* SHORT EXERCISE
Output the first line of the listing and each line after it, up to and including the line that contains "from bokeh.resources import INLINE", exactly as written, minus the pictures.

* DATA SHOWN
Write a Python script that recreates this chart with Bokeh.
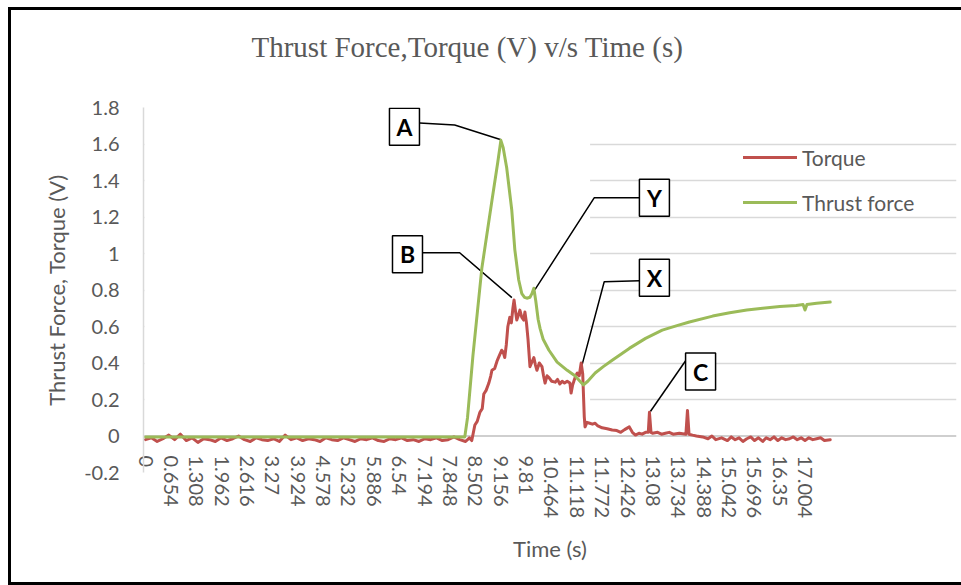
from bokeh.plotting import figure
from bokeh.models import FixedTicker, Span, Legend, LegendItem, Title
from bokeh.core.properties import value
from bokeh.embed import file_html
from bokeh.resources import INLINE

# ---------------- data ----------------
torque_t = [0.00, 0.15, 0.30, 0.45, 0.60, 0.75, 0.90, 1.05, 1.20, 1.35, 1.50, 1.65, 1.80, 1.95,
            2.10, 2.25, 2.40, 2.55, 2.70, 2.85, 3.00, 3.15, 3.30, 3.45, 3.60, 3.75, 3.90, 4.05,
            4.20, 4.35, 4.50, 4.65, 4.80, 4.95, 5.10, 5.25, 5.40, 5.55, 5.70, 5.85, 6.00, 6.15,
            6.30, 6.45, 6.60, 6.75, 6.90, 7.05, 7.20, 7.35, 7.50, 7.65, 7.80, 7.95, 8.10, 8.25,
            8.35, 8.41, 8.49, 8.55, 8.62, 8.68, 8.72, 8.78, 8.85, 8.90, 8.93, 9.00, 9.06, 9.12,
            9.18, 9.22, 9.26, 9.30, 9.34, 9.39, 9.43, 9.47, 9.50, 9.54, 9.57, 9.61, 9.65, 9.70,
            9.75, 9.78, 9.82, 9.86, 9.91, 9.95, 10.01, 10.05, 10.09, 10.15, 10.22, 10.26, 10.30,
            10.35, 10.40, 10.47, 10.56, 10.62, 10.68, 10.74, 10.80, 10.87, 10.94, 10.97, 11.01,
            11.05, 11.09, 11.13, 11.18, 11.23, 11.27, 11.31, 11.33, 11.38, 11.45, 11.52, 11.59,
            11.66, 11.77, 11.90, 12.03, 12.15, 12.25, 12.35, 12.47, 12.55, 12.63, 12.72, 12.80,
            12.89, 12.96, 12.99, 13.03, 13.07, 13.20, 13.30, 13.40, 13.50, 13.60, 13.76, 13.93,
            13.97, 14.01, 14.10, 14.20, 14.36, 14.50, 14.60, 14.70, 14.85, 15.00, 15.10, 15.20,
            15.30, 15.40, 15.50, 15.60, 15.70, 15.80, 15.91, 16.00, 16.10, 16.20, 16.30, 16.40,
            16.50, 16.60, 16.70, 16.80, 16.90, 17.00, 17.10, 17.20, 17.30, 17.40, 17.50, 17.65]
torque_v = [-0.02, -0.01, -0.03, -0.015, 0.005, -0.02, 0.01, -0.025, -0.01, -0.035, -0.015, -0.02,
            -0.03, -0.01, -0.025, -0.015, 0.0, -0.02, -0.03, -0.01, -0.02, -0.025, -0.015, -0.03,
            0.005, -0.02, -0.01, -0.025, -0.015, -0.02, -0.03, -0.01, -0.02, -0.025, -0.01, -0.02,
            -0.03, -0.015, -0.02, -0.01, -0.025, -0.03, -0.015, -0.02, -0.01, -0.025, -0.02, -0.03,
            -0.015, -0.02, -0.01, -0.025, -0.02, -0.005, -0.02, -0.03, -0.01, -0.025, 0.06, 0.08,
            0.13, 0.15, 0.23, 0.25, 0.29, 0.33, 0.36, 0.37, 0.41, 0.44, 0.47, 0.46, 0.43, 0.50,
            0.60, 0.65, 0.62, 0.70, 0.745, 0.68, 0.635, 0.66, 0.69, 0.65, 0.635, 0.68, 0.62, 0.53,
            0.38, 0.40, 0.43, 0.39, 0.36, 0.40, 0.38, 0.33, 0.29, 0.33, 0.32, 0.30, 0.295, 0.31,
            0.285, 0.30, 0.29, 0.30, 0.29, 0.235, 0.28, 0.305, 0.33, 0.345, 0.33, 0.40, 0.34,
            0.105, 0.05, 0.075, 0.07, 0.065, 0.07, 0.055, 0.045, 0.04, 0.033, 0.03, 0.02, 0.035,
            0.05, 0.02, 0.005, 0.015, 0.01, 0.02, 0.02, 0.13, 0.02, 0.015, 0.02, 0.01, 0.015,
            0.02, 0.01, 0.015, 0.01, 0.14, 0.01, 0.005, 0.0, -0.005, -0.015, 0.0, -0.02, -0.01,
            -0.025, -0.005, -0.02, -0.01, -0.03, -0.015, -0.005, -0.025, -0.01, -0.03, -0.01,
            -0.02, -0.005, -0.025, -0.01, -0.02, -0.015, -0.005, -0.02, -0.01, -0.025, -0.01,
            -0.02, -0.015, -0.01, -0.025, -0.02]

thrust_t = [0.00, 8.23, 8.30, 8.44, 8.67, 8.93, 9.08, 9.16, 9.22, 9.31, 9.44, 9.52, 9.62, 9.70,
            9.77, 9.83, 9.91, 9.96, 10.01, 10.06, 10.12, 10.17, 10.25, 10.40, 10.61, 10.87,
            11.07, 11.20, 11.29, 11.40, 11.59, 11.80, 12.03, 12.47, 12.89, 13.32, 13.70, 14.02,
            14.62, 15.06, 15.50, 15.91, 16.35, 16.77, 16.95, 17.00, 17.05, 17.30, 17.65]
thrust_v = [-0.005, -0.005, 0.10, 0.44, 0.92, 1.29, 1.50, 1.62, 1.58, 1.47, 1.24, 1.02, 0.855,
            0.78, 0.76, 0.755, 0.76, 0.78, 0.81, 0.74, 0.64, 0.59, 0.53, 0.47, 0.405, 0.36, 0.33,
            0.30, 0.28, 0.30, 0.345, 0.38, 0.415, 0.48, 0.535, 0.58, 0.605, 0.625, 0.657, 0.675,
            0.69, 0.70, 0.71, 0.715, 0.72, 0.69, 0.72, 0.727, 0.734]

x_tick_values = [0, 0.654, 1.308, 1.962, 2.616, 3.27, 3.924, 4.578, 5.232, 5.886, 6.54, 7.194,
                 7.848, 8.502, 9.156, 9.81, 10.464, 11.118, 11.772, 12.426, 13.08, 13.734,
                 14.388, 15.042, 15.696, 16.35, 17.004]
x_tick_labels = ["0", "0.654", "1.308", "1.962", "2.616", "3.27", "3.924", "4.578", "5.232",
                 "5.886", "6.54", "7.194", "7.848", "8.502", "9.156", "9.81", "10.464", "11.118",
                 "11.772", "12.426", "13.08", "13.734", "14.388", "15.042", "15.696", "16.35",
                 "17.004"]
y_tick_values = [-0.2, 0, 0.2, 0.4, 0.6, 0.8, 1, 1.2, 1.4, 1.6, 1.8]
y_tick_labels = ["-0.2", "0", "0.2", "0.4", "0.6", "0.8", "1", "1.2", "1.4", "1.6", "1.8"]

series_names = ["Torque", "Thrust force"]
marker_letters = ["A", "B", "Y", "X", "C"]
chart_title = "Thrust Force,Torque (V) v/s Time (s)"

# ---------------- layout / annotation placement ----------------
marker_box_t = [6.675, 6.753, 13.118, 13.118, 14.308]
marker_box_v = [1.694, 0.996, 1.305, 0.867, 0.353]
leader_xs = [[7.063, 7.969, 9.185], [7.115, 8.098, 9.444], [12.730, 11.565, 10.039],
             [12.730, 11.824, 11.255], [13.945, 13.014]]
leader_ys = [[1.715, 1.704, 1.622], [1.004, 1.004, 0.758], [1.305, 1.305, 0.802],
             [0.851, 0.845, 0.391], [0.419, 0.134]]

GRAY_TXT = "#595959"
FONT = "Lato"

p = figure(width=953, height=578, x_range=(-0.052, 20.905), y_range=(-0.2, 1.8),
           output_backend="svg", toolbar_location=None,
           min_border_left=132, min_border_right=8, min_border_top=97, min_border_bottom=116)
p.margin = (7, 0, 0, 8)
p.styles = {"border-left": "3px solid black", "border-top": "3px solid black",
            "border-bottom": "3px solid black"}
p.outline_line_color = None
p.background_fill_color = "white"
p.border_fill_color = "white"

# real title (outermost) and an empty spacer title between it and the frame
p.title.text = chart_title
p.title.text_font = "Liberation Serif"
p.title.text_font_size = "29px"
p.title.text_font_style = "normal"
p.title.text_color = GRAY_TXT
p.title.align = "left"
p.title.offset = 108
p.title.standoff = 10
p.add_layout(Title(text=" ", text_font_size="10px", standoff=27), "above")

# grid
p.xgrid.visible = False
p.ygrid.ticker = FixedTicker(ticks=[v for v in y_tick_values if v != 0])
p.ygrid.grid_line_color = "#d9d9d9"
p.ygrid.grid_line_width = 1.5
p.add_layout(Span(location=0, dimension="width", line_color="#bfbfbf", line_width=1.5,
                  level="underlay"))

# y axis
p.yaxis.ticker = FixedTicker(ticks=y_tick_values)
p.yaxis.major_label_overrides = dict(zip(y_tick_values, y_tick_labels))
p.yaxis.axis_line_color = "#d9d9d9"
p.yaxis.axis_line_width = 1.5
p.yaxis.major_tick_line_color = None
p.yaxis.minor_tick_line_color = None
p.yaxis.major_tick_out = 0
p.yaxis.major_tick_in = 0
p.yaxis.major_label_standoff = 24
p.yaxis.major_label_text_font = FONT
p.yaxis.major_label_text_font_size = "20px"
p.yaxis.major_label_text_color = GRAY_TXT
p.yaxis.axis_label = "Thrust Force, Torque (V)"
p.yaxis.axis_label_text_font = FONT
p.yaxis.axis_label_text_font_size = "22px"
p.yaxis.axis_label_text_font_style = "normal"
p.yaxis.axis_label_text_color = GRAY_TXT
p.yaxis.axis_label_standoff = 11

# x axis: labels hang just below the y = 0 line
p.xaxis.ticker = FixedTicker(ticks=x_tick_values)
p.xaxis.major_label_overrides = dict(zip(x_tick_values, x_tick_labels))
p.xaxis.axis_line_color = None
p.xaxis.major_tick_line_color = None
p.xaxis.minor_tick_line_color = None
p.xaxis.major_tick_out = 0
p.xaxis.major_tick_in = 0
p.xaxis.major_label_orientation = "vertical"
p.xaxis.major_label_standoff = -17
p.xaxis.major_label_text_font = FONT
p.xaxis.major_label_text_font_size = "20px"
p.xaxis.major_label_text_color = GRAY_TXT
p.xaxis.axis_label = "Time (s)"
p.xaxis.axis_label_text_font = FONT
p.xaxis.axis_label_text_font_size = "22px"
p.xaxis.axis_label_text_font_style = "normal"
p.xaxis.axis_label_text_color = GRAY_TXT
p.xaxis.axis_label_standoff = 14

# white panel of the inserted annotation picture (hides inner grid lines)
p.quad(left=-0.03, right=11.46, bottom=0.05, top=1.78, fill_color="white", line_color=None)

# leader lines
p.multi_line(xs=leader_xs, ys=leader_ys, line_color="black", line_width=1.5)

# series
r_torque = p.line(torque_t, torque_v, line_color="#C0504D", line_width=3,
                  line_cap="round", line_join="round")
r_thrust = p.line(thrust_t, thrust_v, line_color="#9BBB59", line_width=3,
                  line_cap="round", line_join="round")

# marker boxes
p.rect(x=marker_box_t, y=marker_box_v, width=30, height=37, width_units="screen",
       height_units="screen", fill_color="white", line_color="black", line_width=1.5)
p.text(x=marker_box_t, y=marker_box_v, text=marker_letters, text_align="center",
       text_baseline="middle", text_font=value(FONT), text_font_style="bold",
       text_font_size="23px", text_color="black")

legend = Legend(items=[LegendItem(label=series_names[0], renderers=[r_torque]),
                       LegendItem(label=series_names[1], renderers=[r_thrust])],
                location=(600, 257), padding=0, margin=0, border_line_color=None,
                background_fill_alpha=0, glyph_width=54, glyph_height=26, label_height=26,
                spacing=19, label_standoff=5, label_text_font=FONT,
                label_text_font_size="21px", label_text_color=GRAY_TXT)
p.add_layout(legend)

open("out.html", "w").write(file_html(p, INLINE))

* CORRECT OUTPUT
Write a Python script that recreates this chart with Bokeh.
from bokeh.plotting import figure
from bokeh.models import FixedTicker, Span, Legend, LegendItem, Title
from bokeh.core.properties import value
from bokeh.embed import file_html
from bokeh.resources import INLINE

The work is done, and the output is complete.